For the Film 202 project, my goal is to represent two seperate images on one sheet of paper that blend in to one another as a reflection. The point of the piece is to represent the a picture displayed in two different lights as a reflection of each consuming the limits of the page. Though I'm still researching, it's been a little difficult to find the appropriate artists to study and investigate for such a vision.
I have talked with a few art majors concerning my project and the suggestions have ranged anywhere from the study of light artists to the luminist era. Though the quality and beauty have well been represented in this area of history, there isn't much of a combination of blending and reflection involved (at least not in the idea I've imagined). There is much color and detail in most of the work, but there's a basis of similar structure in the two images that I look to create...a body of water (ocean) and the sky above it in a reflective blending tone; almost one consuming the other. I am hoping to make the images so similarly drawn that at times could be indistinguishable from each other.
The colors will indeed be uniquely different and will hopefully complement the other through the overall tone and structure of the images; ocean currents and cloud movement. This will be the tricky part; trying to make them as distinctly similar as possible without being overly ostentatious. What I mean is by paralleling the images I hope to add continuity to the work, but still maintain the features that are characteristic of the two.

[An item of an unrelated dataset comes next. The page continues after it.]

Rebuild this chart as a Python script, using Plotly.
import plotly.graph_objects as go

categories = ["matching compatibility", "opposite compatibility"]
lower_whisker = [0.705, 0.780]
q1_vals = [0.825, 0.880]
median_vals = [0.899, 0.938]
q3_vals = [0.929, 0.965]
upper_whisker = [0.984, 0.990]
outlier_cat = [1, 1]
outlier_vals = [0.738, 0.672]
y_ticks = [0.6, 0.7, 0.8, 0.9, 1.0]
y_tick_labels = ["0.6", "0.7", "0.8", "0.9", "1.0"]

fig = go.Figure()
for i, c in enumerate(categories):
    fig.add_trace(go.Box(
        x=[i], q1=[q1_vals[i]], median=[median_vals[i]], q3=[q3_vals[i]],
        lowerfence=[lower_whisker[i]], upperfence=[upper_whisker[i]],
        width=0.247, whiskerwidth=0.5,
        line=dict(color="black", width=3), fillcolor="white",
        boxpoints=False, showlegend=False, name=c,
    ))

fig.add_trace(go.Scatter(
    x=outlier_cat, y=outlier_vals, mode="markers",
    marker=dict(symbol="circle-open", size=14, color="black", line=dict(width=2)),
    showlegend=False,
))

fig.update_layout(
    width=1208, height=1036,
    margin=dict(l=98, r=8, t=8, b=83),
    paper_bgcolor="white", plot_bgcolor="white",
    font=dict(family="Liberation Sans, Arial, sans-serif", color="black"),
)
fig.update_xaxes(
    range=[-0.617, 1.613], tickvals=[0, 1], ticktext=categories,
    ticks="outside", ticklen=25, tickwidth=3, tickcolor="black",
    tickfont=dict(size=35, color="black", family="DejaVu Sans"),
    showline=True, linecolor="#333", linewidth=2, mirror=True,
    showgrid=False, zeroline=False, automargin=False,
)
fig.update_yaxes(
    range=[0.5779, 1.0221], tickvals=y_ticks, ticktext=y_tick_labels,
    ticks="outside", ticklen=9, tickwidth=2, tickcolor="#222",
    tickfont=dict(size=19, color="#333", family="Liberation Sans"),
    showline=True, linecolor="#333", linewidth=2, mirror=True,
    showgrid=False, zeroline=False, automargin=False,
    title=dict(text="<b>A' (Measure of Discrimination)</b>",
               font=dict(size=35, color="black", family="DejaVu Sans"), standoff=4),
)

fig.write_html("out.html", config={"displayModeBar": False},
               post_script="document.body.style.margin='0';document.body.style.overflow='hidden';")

I am hoping to speak with an art professor this week about these concerns and also visit some exibits/galleries/museums if that's necessary. My interest in this area was generated from both my personal interest and growth in Art, but also from a couple of films viewed in class (most notably Shino Kano's "Rocking Chair") that symbolize a number of images viewed and revealed from different angles and lighting. Hopefully I'll have time to generate some observations in other films and perhaps photography to help create this puzzling effect.